Conclusion of New Srebrenica Commission: Heinous Crimes Took Place, But Not Genocide | Beta Briefing

Conclusion of New Srebrenica Commission: Heinous Crimes Took Place, But Not Genocide

Source: Beta
Archive / News | 21.07.21 | access_time 17:09

Serbian Political Scene and the Srebrenica Massacre: Acknowledging the Crime, but not Genocide

An independent international commission for investigating the suffering of all peoples in the Srebrenica area in the period from 1992 to 1995, formed by the government of Republika Srpska, has concluded that Srebrenica was not a case of individual crime of genocide, nor genocide in general. 

However, the commission did find that thousands of people had been murdered in Srebrenica in the most heinous of manners and that the perpetrators had to be punished.
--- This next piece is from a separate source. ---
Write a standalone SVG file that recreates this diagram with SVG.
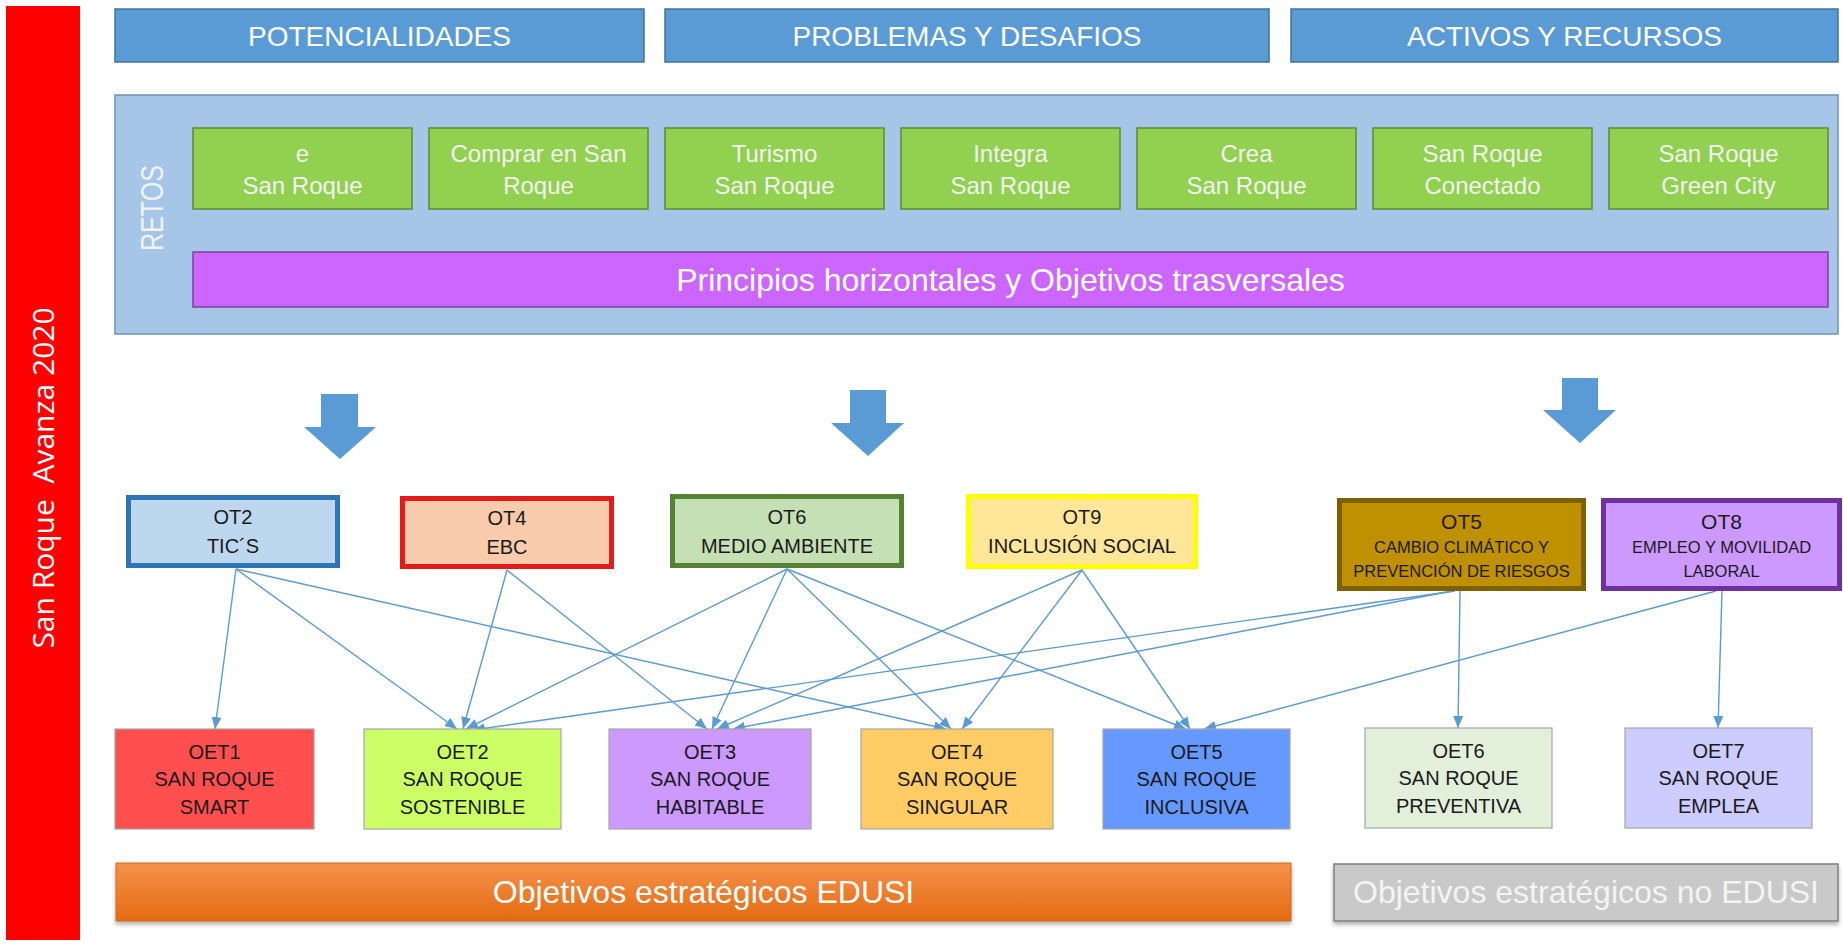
<svg xmlns="http://www.w3.org/2000/svg" width="1843" height="945" viewBox="0 0 1843 945">
<style>
.hdr{fill:#5B9BD5;stroke:#41719C;stroke-width:1.5}
.hdrt{font-family:"Liberation Sans",Arial,sans-serif;font-size:28px;fill:#FFFFFF;text-anchor:middle}
.reto{fill:#92D050;stroke:#5E8C31;stroke-width:1.5}
.retot{font-family:"Liberation Sans",Arial,sans-serif;font-size:24px;fill:#F2F2F2;text-anchor:middle}
.ott{font-family:"Liberation Sans",Arial,sans-serif;font-size:20px;fill:#1A1A1A;text-anchor:middle}
.otsm{font-family:"Liberation Sans",Arial,sans-serif;font-size:16.5px;fill:#1A1A1A;text-anchor:middle}
.oet{stroke:#A6A6A6;stroke-width:1.2}
.oett{font-family:"Liberation Sans",Arial,sans-serif;font-size:20px;fill:#1A1A1A;text-anchor:middle}
.big{font-family:"Liberation Sans",Arial,sans-serif;font-size:32px;text-anchor:middle}
.conn{stroke:#5B9BD5;stroke-width:1.4;fill:none;marker-end:url(#ah)}
.blk{fill:#5B9BD5}
</style>
<defs>
<marker id="ah" markerUnits="userSpaceOnUse" markerWidth="12" markerHeight="10" refX="12" refY="5" orient="auto">
<path d="M0,0 L12,5 L0,10 z" fill="#5B9BD5"/>
</marker>
<linearGradient id="og" x1="0" y1="0" x2="0" y2="1">
<stop offset="0" stop-color="#F5924A"/>
<stop offset="1" stop-color="#E46A12"/>
</linearGradient>
<filter id="sh" x="-5%" y="-20%" width="110%" height="150%">
<feDropShadow dx="0" dy="3" stdDeviation="2" flood-color="#000" flood-opacity="0.3"/>
</filter>
</defs>
<rect width="1843" height="945" fill="#FFFFFF"/>

<g id="side-bar">
<rect x="6" y="6" width="74" height="934" fill="#FF0000"/>
<text transform="translate(43,478) rotate(-90)" y="10.5" xml:space="preserve" style="font-family:'Open Sans','Liberation Sans',sans-serif;font-size:30px;fill:#FFFFFF;text-anchor:middle">San Roque  Avanza 2020</text>
</g>

<g id="hdr-potencialidades"><rect class="hdr" x="115" y="9" width="529" height="53"/><text class="hdrt" x="379.5" y="46">POTENCIALIDADES</text></g>
<g id="hdr-problemas"><rect class="hdr" x="665" y="9" width="604" height="53"/><text class="hdrt" x="967" y="46">PROBLEMAS Y DESAFIOS</text></g>
<g id="hdr-activos"><rect class="hdr" x="1291" y="9" width="547" height="53"/><text class="hdrt" x="1564.5" y="46">ACTIVOS Y RECURSOS</text></g>

<g id="retos">
<rect x="115" y="95" width="1723" height="239" fill="#A5C6E6" stroke="#6F93B8" stroke-width="1.5"/>
<text transform="translate(152,208) rotate(-90)" y="11" textLength="86" lengthAdjust="spacingAndGlyphs" style="font-family:'Liberation Sans',Arial,sans-serif;font-size:31px;fill:#F2F2F2;text-anchor:middle">RETOS</text>
</g>

<g id="reto-e"><rect class="reto" x="193" y="128" width="219" height="81"/><text class="retot" x="302.5" y="161.5">e</text><text class="retot" x="302.5" y="193.5">San Roque</text></g>
<g id="reto-comprar"><rect class="reto" x="429" y="128" width="219" height="81"/><text class="retot" x="538.5" y="161.5">Comprar en San</text><text class="retot" x="538.5" y="193.5">Roque</text></g>
<g id="reto-turismo"><rect class="reto" x="665" y="128" width="219" height="81"/><text class="retot" x="774.5" y="161.5">Turismo</text><text class="retot" x="774.5" y="193.5">San Roque</text></g>
<g id="reto-integra"><rect class="reto" x="901" y="128" width="219" height="81"/><text class="retot" x="1010.5" y="161.5">Integra</text><text class="retot" x="1010.5" y="193.5">San Roque</text></g>
<g id="reto-crea"><rect class="reto" x="1137" y="128" width="219" height="81"/><text class="retot" x="1246.5" y="161.5">Crea</text><text class="retot" x="1246.5" y="193.5">San Roque</text></g>
<g id="reto-conectado"><rect class="reto" x="1373" y="128" width="219" height="81"/><text class="retot" x="1482.5" y="161.5">San Roque</text><text class="retot" x="1482.5" y="193.5">Conectado</text></g>
<g id="reto-green"><rect class="reto" x="1609" y="128" width="219" height="81"/><text class="retot" x="1718.5" y="161.5">San Roque</text><text class="retot" x="1718.5" y="193.5">Green City</text></g>

<g id="principios"><rect x="193" y="252" width="1635" height="55" fill="#CC66FF" stroke="#7E3FA3" stroke-width="1.5"/><text class="big" x="1010.5" y="291" fill="#FFFFFF">Principios horizontales y Objetivos trasversales</text></g>

<g id="block-arrows">
<path class="blk" d="M321,394 H358 V427 H376 L340,459 L304,427 H321 Z"/>
<path class="blk" d="M850,390 H886 V423 H904 L868,456 L831,423 H850 Z"/>
<path class="blk" d="M1562,378 H1598 V410 H1616 L1580,443 L1543,410 H1562 Z"/>
</g>

<g id="connectors">
<line class="conn" x1="236" y1="569" x2="215" y2="729"/>
<line class="conn" x1="236" y1="569" x2="457" y2="729"/>
<line class="conn" x1="236" y1="569" x2="946" y2="729"/>
<line class="conn" x1="507" y1="570" x2="463" y2="729"/>
<line class="conn" x1="507" y1="570" x2="707" y2="729"/>
<line class="conn" x1="787" y1="569" x2="466" y2="729"/>
<line class="conn" x1="787" y1="569" x2="712" y2="729"/>
<line class="conn" x1="787" y1="569" x2="951" y2="729"/>
<line class="conn" x1="787" y1="569" x2="1186" y2="729"/>
<line class="conn" x1="1082" y1="570" x2="717" y2="729"/>
<line class="conn" x1="1082" y1="570" x2="962" y2="729"/>
<line class="conn" x1="1082" y1="570" x2="1190" y2="729"/>
<line class="conn" x1="1455" y1="591" x2="473" y2="730"/>
<line class="conn" x1="1452" y1="591" x2="733" y2="729"/>
<line class="conn" x1="1460" y1="591" x2="1458" y2="728"/>
<line class="conn" x1="1716" y1="591" x2="1204" y2="729"/>
<line class="conn" x1="1722" y1="591" x2="1718" y2="728"/>
</g>

<g id="ot2"><rect x="128.5" y="497.5" width="209" height="68" fill="#BDD7EE" stroke="#2E75B6" stroke-width="5"/><text class="ott" x="233" y="524">OT2</text><text class="ott" x="233" y="553">TIC´S</text></g>
<g id="ot4"><rect x="402.5" y="498.5" width="209" height="68" fill="#F8CBAD" stroke="#E31B1B" stroke-width="5"/><text class="ott" x="507" y="525">OT4</text><text class="ott" x="507" y="554">EBC</text></g>
<g id="ot6"><rect x="672.5" y="496.5" width="229" height="69" fill="#C5E0B4" stroke="#548235" stroke-width="5"/><text class="ott" x="787" y="524">OT6</text><text class="ott" x="787" y="553">MEDIO AMBIENTE</text></g>
<g id="ot9"><rect x="968.5" y="496.5" width="227" height="70" fill="#FFE699" stroke="#FFFF00" stroke-width="5"/><text class="ott" x="1082" y="524">OT9</text><text class="ott" x="1082" y="553">INCLUSIÓN SOCIAL</text></g>
<g id="ot5"><rect x="1339.5" y="500.5" width="244" height="88" fill="#BF9000" stroke="#7F6000" stroke-width="5"/><text class="ott" x="1461.5" y="529" style="font-size:21px">OT5</text><text class="otsm" x="1461.5" y="553">CAMBIO CLIMÁTICO Y</text><text class="otsm" x="1461.5" y="577">PREVENCIÓN DE RIESGOS</text></g>
<g id="ot8"><rect x="1603.5" y="500.5" width="236" height="88" fill="#CC99FF" stroke="#7030A0" stroke-width="5"/><text class="ott" x="1721.5" y="529" style="font-size:21px">OT8</text><text class="otsm" x="1721.5" y="553">EMPLEO Y MOVILIDAD</text><text class="otsm" x="1721.5" y="577">LABORAL</text></g>

<g id="oet1"><rect class="oet" x="115" y="729" width="199" height="100" fill="#FF4F4F"/><text class="oett" x="214.5" y="759">OET1</text><text class="oett" x="214.5" y="786">SAN ROQUE</text><text class="oett" x="214.5" y="814">SMART</text></g>
<g id="oet2"><rect class="oet" x="364" y="729" width="197" height="100" fill="#CCFF66"/><text class="oett" x="462.5" y="759">OET2</text><text class="oett" x="462.5" y="786">SAN ROQUE</text><text class="oett" x="462.5" y="814">SOSTENIBLE</text></g>
<g id="oet3"><rect class="oet" x="609" y="729" width="202" height="100" fill="#CC99FF"/><text class="oett" x="710" y="759">OET3</text><text class="oett" x="710" y="786">SAN ROQUE</text><text class="oett" x="710" y="814">HABITABLE</text></g>
<g id="oet4"><rect class="oet" x="861" y="729" width="192" height="100" fill="#FFCC66"/><text class="oett" x="957" y="759">OET4</text><text class="oett" x="957" y="786">SAN ROQUE</text><text class="oett" x="957" y="814">SINGULAR</text></g>
<g id="oet5"><rect class="oet" x="1103" y="729" width="187" height="100" fill="#6699FF"/><text class="oett" x="1196.5" y="759">OET5</text><text class="oett" x="1196.5" y="786">SAN ROQUE</text><text class="oett" x="1196.5" y="814">INCLUSIVA</text></g>
<g id="oet6"><rect class="oet" x="1365" y="728" width="187" height="100" fill="#E2EFDA"/><text class="oett" x="1458.5" y="758">OET6</text><text class="oett" x="1458.5" y="785">SAN ROQUE</text><text class="oett" x="1458.5" y="813">PREVENTIVA</text></g>
<g id="oet7"><rect class="oet" x="1625" y="728" width="187" height="100" fill="#CCCCFF"/><text class="oett" x="1718.5" y="758">OET7</text><text class="oett" x="1718.5" y="785">SAN ROQUE</text><text class="oett" x="1718.5" y="813">EMPLEA</text></g>

<g id="edusi"><rect x="116" y="863" width="1175" height="58" fill="url(#og)" stroke="#D9661A" stroke-width="1" filter="url(#sh)"/><text class="big" x="703.5" y="903" fill="#FFFFFF">Objetivos estratégicos EDUSI</text></g>
<g id="no-edusi"><rect x="1334" y="864" width="504" height="57" fill="#C9C9C9" stroke="#7F7F7F" stroke-width="1.5" filter="url(#sh)"/><text class="big" x="1586" y="903" fill="#F4F4F4">Objetivos estratégicos no EDUSI</text></g>
</svg>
This was stated on July 21 in the general conclusions of the report of the Commission, which was formed by the government of Republika Srpska with the aim of comprehensively investigating the events in and around Srebrenica, which would contribute to "the strengthening of confidence and tolerance among the peoples in Bosnia and Herzegovina and the definitive reconciliation and cohabitation of the current and future generations." 

"In the broader sense, the decisive thing for the prevention of future genocides is that the notion of genocide, as the crime above all other crimes, is not 'watered-down.' If the term were to be used arbitrarily, as it has been in the case of the events in Srebrenica in July 1995, it would eventually become pointless," the report reads. 

The commission stated that the interpretation that has been accepted so far was that the murder of 8,000 Muslim men resembled the genocidal crimes committed by the Nazis, who systematically separated the Jews and other minorities from the rest of the population, in order to kill them. "The findings of the Commission show that the crime of that nature did not take place," it was pointed out in the report.